Today marks the 60th anniversary of a unique meeting of brotherly minds at Dens Park as the famous Shanklys squared off in the home and away dugouts.
March 23, 1960, saw Dundee great Bob welcome younger brother Bill and his Liverpool side to the City of Discovery with neither set of supporters aware of the wonderful times ahead for their clubs under the Shankly command.
The occasion saw the Dark Blues unveil their new floodlights and covering of the South Enclosure by inviting the English Second Division side for a friendly encounter – an outlay that had been made possible by another link between the cities after Jimmy Gabriel’s £30,000 move to Everton from Dens Park earlier that month.
Having been in charge since the previous year after leaving Third Lanark, Bob Shankly’s 1962 league-winning side was coming together already with 10 of the starting XI that night going on to lift the club’s only top division success two years later.
The great Liverpool team, though, was still way off with Bill having only taken the job four months beforehand, his new club stuck in the Second division for the last five years.
That would change pretty rapidly – with the help of former Dens goalie Reuben Bennett as part of the famous ‘Boot Room’ – as Shankly Jnr led the Reds back to the top flight while his older brother topped the charts north of the border in 1962.
Two years later they won the First Division and did so again in another two years with the club’s first-ever FA Cup win sandwiched in between.
The Shankly era would continue apace at Anfield with another league title, one more FA Cup and the Uefa Cup in 1973.
He may well have been sitting in the home dugout 60 years ago today, however, had his application for the Dundee manager’s job turned up a bit earlier.
Incredibly, the Dark Blues received an application from Bill – or Wullie as he was known in the family – just hours after Bob was announced as gaffer at Dens Park.
It’s fair to say both Dundee and Liverpool are quite happy with how things turned out in any case.
At Dens half-a-century ago, though, one team was more satisfied than the other as the hosts saw off their English guests with a 1-0 victory to christen their new lights.
At the time, the Dark Blues had been on a poor run of form in the league.
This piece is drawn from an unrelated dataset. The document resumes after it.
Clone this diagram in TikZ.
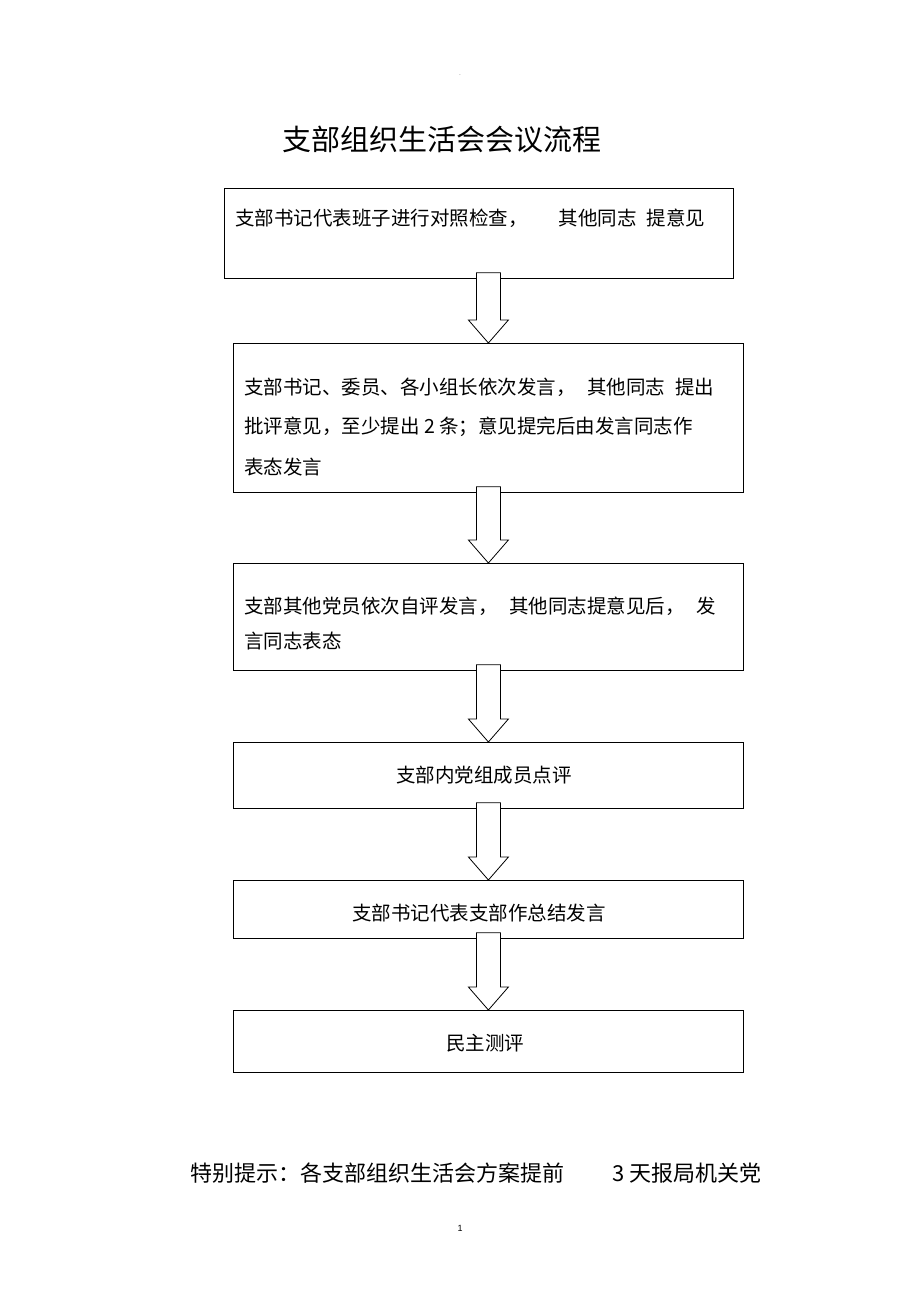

A 3-0 home win over Partick Thistle four days earlier was just their second in nine matches.
Two goals from Hugh Robertson and one from Alan Cousin saw them past the Jags and set them up for the visit of the Reds.
Details of the friendly encounter itself are scarce in the history books with even the scorer of the game’s only goal up for debate.
It was a bizarre one and confusion lies in who caused the ball to drop over the line – Robertson or Liverpool goalie Bert Slater.
What is clear is that a Robertson corner ended up in the Liverpool net; in some records it is credited as a Robertson goal while others call it a Slater own goal.
Slater would go on to be a well-kent face at Dens later in his career.
Having kept goal for Bob Shankly’s Falkirk, he was snapped up again by the Dundee boss when leaving the Reds, taking Pat Liney’s place at Dens shortly after the 62 title win.
Slater had been keen to stay and fight for his Liverpool place as they moved up to the First Division but was told he was behind even the U/12 goalie in the Anfield pecking order by Bill.
That wouldn’t stop him starring in the Dark Blues’ run to the European Cup semi-final in 1963, however.
On the night in question 60 years ago, much of the 12,000-strong crowd weren’t too fussed whose goal it was, however, as older brother Bob got the better of Bill on home turf. The younger Shankly would go on to surpass his sibling in the list of the game’s greatest managers in the long run.
That Dundee side, though, were on the brink of greatness themselves.
They went unbeaten in the next six to finish the season in fourth before a certain Alan Gilzean came to prominence the following campaign as Bob Shankly built towards Dundee’s only top-flight title in 1961-62 and subsequent European adventure.
Dundee: Liney, Hamilton, Cox, Ure, Smith, Cowie (sub Henderson), McGeachie, Penman, Waddell (sub Gilzean), Cousin, Robertson.
Liverpool: Slater, Molyneux, Byrne, White, Leishman, Morrissey, Wheeler, Harrower, A Court, Hickson, Hunt.